══ DATA SECTION
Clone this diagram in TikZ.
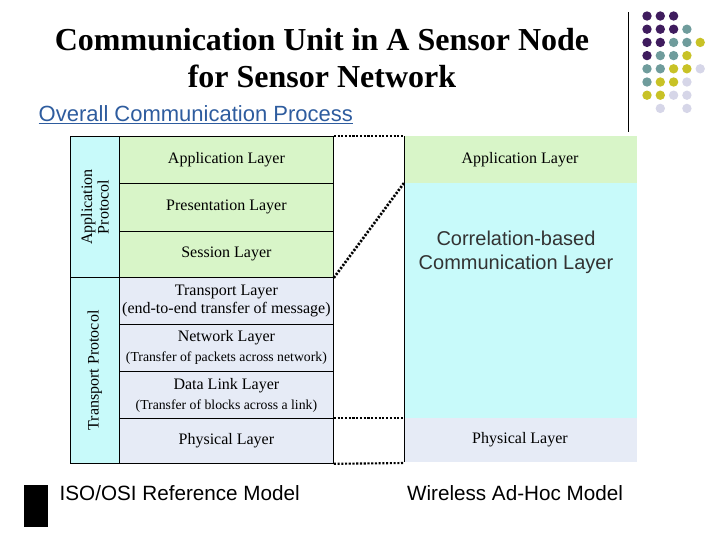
\documentclass[tikz,border=0pt]{standalone}
\usepackage{fontspec}
\setmainfont{Liberation Serif}
\newfontfamily\sans{Liberation Sans}
\begin{document}
\begin{tikzpicture}[x=0.75pt,y=-0.75pt,
  lay/.style={draw=black,line width=0.6pt,align=center},
  dot/.style={line width=1.6pt,dash pattern=on 1.6pt off 1.2pt}]
\useasboundingbox (0,0) rectangle (720,540);
\definecolor{lg}{HTML}{D8F5C8}\definecolor{lc}{HTML}{C8FAFA}\definecolor{lv}{HTML}{E6EBF6}
\definecolor{cP}{HTML}{3F1C5E}\definecolor{cT}{HTML}{6F9C9C}\definecolor{cY}{HTML}{C8C226}\definecolor{cL}{HTML}{D6D6E8}
\definecolor{tb}{HTML}{2E5C9E}
\node[font=\fontsize{24}{28}\selectfont\bfseries,align=center] (title) at (322,58) {Communication Unit in A Sensor Node\\for Sensor Network};
\node[anchor=west,font=\sans\fontsize{16.5}{18}\selectfont,text=tb] (ov) at (34,115) {\underline{Overall Communication Process}};
\draw[line width=0.6pt] (628,12) -- (628,132);
% dots
\foreach \r/\row in {0/{P,P,P},1/{P,P,P,T},2/{P,P,T,T,Y},3/{P,T,T,Y},4/{T,T,Y,Y,L},5/{T,Y,Y,L},6/{Y,Y,L,L}}{
  \foreach \c [count=\i from 0] in \row {
    \fill[c\c] ({647+13.3*\i},{16+13.2*\r}) circle (4.7);
  }}
\fill[cL] ({647+13.3},{16+13.2*7}) circle (4.7);
\fill[cL] ({647+13.3*3},{16+13.2*7}) circle (4.7);
% left column
\node[lay,fill=lc,minimum width=49*0.75pt,minimum height=141*0.75pt,anchor=north west] (ap) at (70,136) {};
\node[rotate=90,align=center,font=\fontsize{12}{12.5}\selectfont] at (ap.center) {Application\\Protocol};
\node[lay,fill=lc,minimum width=49*0.75pt,minimum height=186*0.75pt,anchor=north west] (tp) at (70,277) {};
\node[rotate=90,font=\fontsize{12}{13}\selectfont] at (tp.center) {Transport Protocol};
% layers
\foreach \n/\t/\h/\f/\txt in {l1/136/47/lg/{Application Layer},l2/183/48/lg/{Presentation Layer},l3/231/46/lg/{Session Layer},
  l4/277/47/lv/{Transport Layer\\(end-to-end transfer of message)},l5/324/47/lv/{Network Layer\\[2pt]{\fontsize{10.3}{11}\selectfont(Transfer of packets across network)}},
  l6/371/47/lv/{Data Link Layer\\[2pt]{\fontsize{10.3}{11}\selectfont(Transfer of blocks across a link)}},l7/418/45/lv/{Physical Layer}}{
  \node[lay,fill=\f,minimum width=214*0.75pt,minimum height=\h*0.75pt,anchor=north west,inner sep=0pt] (\n) at (119,\t) {};
  \node[align=center,font=\fontsize{12}{13}\selectfont] at (\n.center) {\txt};
}
% right model
\fill[lg] (404,136) rectangle (637,183);
\fill[lc] (404,183) rectangle (637,418);
\fill[lv] (404,418) rectangle (637,462);
\draw[line width=0.6pt] (404,136) -- (404,462);
\node[font=\fontsize{12}{13}\selectfont] (r1) at (520,160) {Application Layer};
\node[font=\sans\fontsize{15}{18}\selectfont,align=center,text=black!80] (r2) at (516,252) {Correlation-based\\Communication Layer};
\node[font=\fontsize{12}{13}\selectfont] (r3) at (520,440) {Physical Layer};
\coordinate (a1) at (404,136); \coordinate (a2) at (404,183); \coordinate (a3) at (404,418); \coordinate (a4) at (404,463);
\draw[dot] (l1.north east) -- (a1);
\draw[dot,line width=2pt] (l3.south east) -- (a2);
\draw[dot] (l7.north east) -- (a3);
\draw[dot] (l7.south east) -- (a4);
% bottom
\fill[black] (24,485) rectangle (48,527);
\node[anchor=west,font=\sans\fontsize{15.5}{17}\selectfont] (iso) at (55,493) {ISO/OSI Reference Model};
\node[font=\sans\fontsize{15.5}{17}\selectfont] (wah) at (515,493) {Wireless Ad-Hoc Model};
\end{tikzpicture}
\end{document}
════
### AIM
Write out the listing above again, exactly, but with no pictures in the copy.

### TASK OUTPUT
Clone this diagram in TikZ.
\documentclass[tikz,border=0pt]{standalone}
\usepackage{fontspec}
\setmainfont{Liberation Serif}
\newfontfamily\sans{Liberation Sans}
\begin{document}
\begin{tikzpicture}[x=0.75pt,y=-0.75pt,
  lay/.style={draw=black,line width=0.6pt,align=center},
  dot/.style={line width=1.6pt,dash pattern=on 1.6pt off 1.2pt}]
\useasboundingbox (0,0) rectangle (720,540);
\definecolor{lg}{HTML}{D8F5C8}\definecolor{lc}{HTML}{C8FAFA}\definecolor{lv}{HTML}{E6EBF6}
\definecolor{cP}{HTML}{3F1C5E}\definecolor{cT}{HTML}{6F9C9C}\definecolor{cY}{HTML}{C8C226}\definecolor{cL}{HTML}{D6D6E8}
\definecolor{tb}{HTML}{2E5C9E}
\node[font=\fontsize{24}{28}\selectfont\bfseries,align=center] (title) at (322,58) {Communication Unit in A Sensor Node\\for Sensor Network};
\node[anchor=west,font=\sans\fontsize{16.5}{18}\selectfont,text=tb] (ov) at (34,115) {\underline{Overall Communication Process}};
\draw[line width=0.6pt] (628,12) -- (628,132);
% dots
\foreach \r/\row in {0/{P,P,P},1/{P,P,P,T},2/{P,P,T,T,Y},3/{P,T,T,Y},4/{T,T,Y,Y,L},5/{T,Y,Y,L},6/{Y,Y,L,L}}{
  \foreach \c [count=\i from 0] in \row {
    \fill[c\c] ({647+13.3*\i},{16+13.2*\r}) circle (4.7);
  }}
\fill[cL] ({647+13.3},{16+13.2*7}) circle (4.7);
\fill[cL] ({647+13.3*3},{16+13.2*7}) circle (4.7);
% left column
\node[lay,fill=lc,minimum width=49*0.75pt,minimum height=141*0.75pt,anchor=north west] (ap) at (70,136) {};
\node[rotate=90,align=center,font=\fontsize{12}{12.5}\selectfont] at (ap.center) {Application\\Protocol};
\node[lay,fill=lc,minimum width=49*0.75pt,minimum height=186*0.75pt,anchor=north west] (tp) at (70,277) {};
\node[rotate=90,font=\fontsize{12}{13}\selectfont] at (tp.center) {Transport Protocol};
% layers
\foreach \n/\t/\h/\f/\txt in {l1/136/47/lg/{Application Layer},l2/183/48/lg/{Presentation Layer},l3/231/46/lg/{Session Layer},
  l4/277/47/lv/{Transport Layer\\(end-to-end transfer of message)},l5/324/47/lv/{Network Layer\\[2pt]{\fontsize{10.3}{11}\selectfont(Transfer of packets across network)}},
  l6/371/47/lv/{Data Link Layer\\[2pt]{\fontsize{10.3}{11}\selectfont(Transfer of blocks across a link)}},l7/418/45/lv/{Physical Layer}}{
  \node[lay,fill=\f,minimum width=214*0.75pt,minimum height=\h*0.75pt,anchor=north west,inner sep=0pt] (\n) at (119,\t) {};
  \node[align=center,font=\fontsize{12}{13}\selectfont] at (\n.center) {\txt};
}
% right model
\fill[lg] (404,136) rectangle (637,183);
\fill[lc] (404,183) rectangle (637,418);
\fill[lv] (404,418) rectangle (637,462);
\draw[line width=0.6pt] (404,136) -- (404,462);
\node[font=\fontsize{12}{13}\selectfont] (r1) at (520,160) {Application Layer};
\node[font=\sans\fontsize{15}{18}\selectfont,align=center,text=black!80] (r2) at (516,252) {Correlation-based\\Communication Layer};
\node[font=\fontsize{12}{13}\selectfont] (r3) at (520,440) {Physical Layer};
\coordinate (a1) at (404,136); \coordinate (a2) at (404,183); \coordinate (a3) at (404,418); \coordinate (a4) at (404,463);
\draw[dot] (l1.north east) -- (a1);
\draw[dot,line width=2pt] (l3.south east) -- (a2);
\draw[dot] (l7.north east) -- (a3);
\draw[dot] (l7.south east) -- (a4);
% bottom
\fill[black] (24,485) rectangle (48,527);
\node[anchor=west,font=\sans\fontsize{15.5}{17}\selectfont] (iso) at (55,493) {ISO/OSI Reference Model};
\node[font=\sans\fontsize{15.5}{17}\selectfont] (wah) at (515,493) {Wireless Ad-Hoc Model};
\end{tikzpicture}
\end{document}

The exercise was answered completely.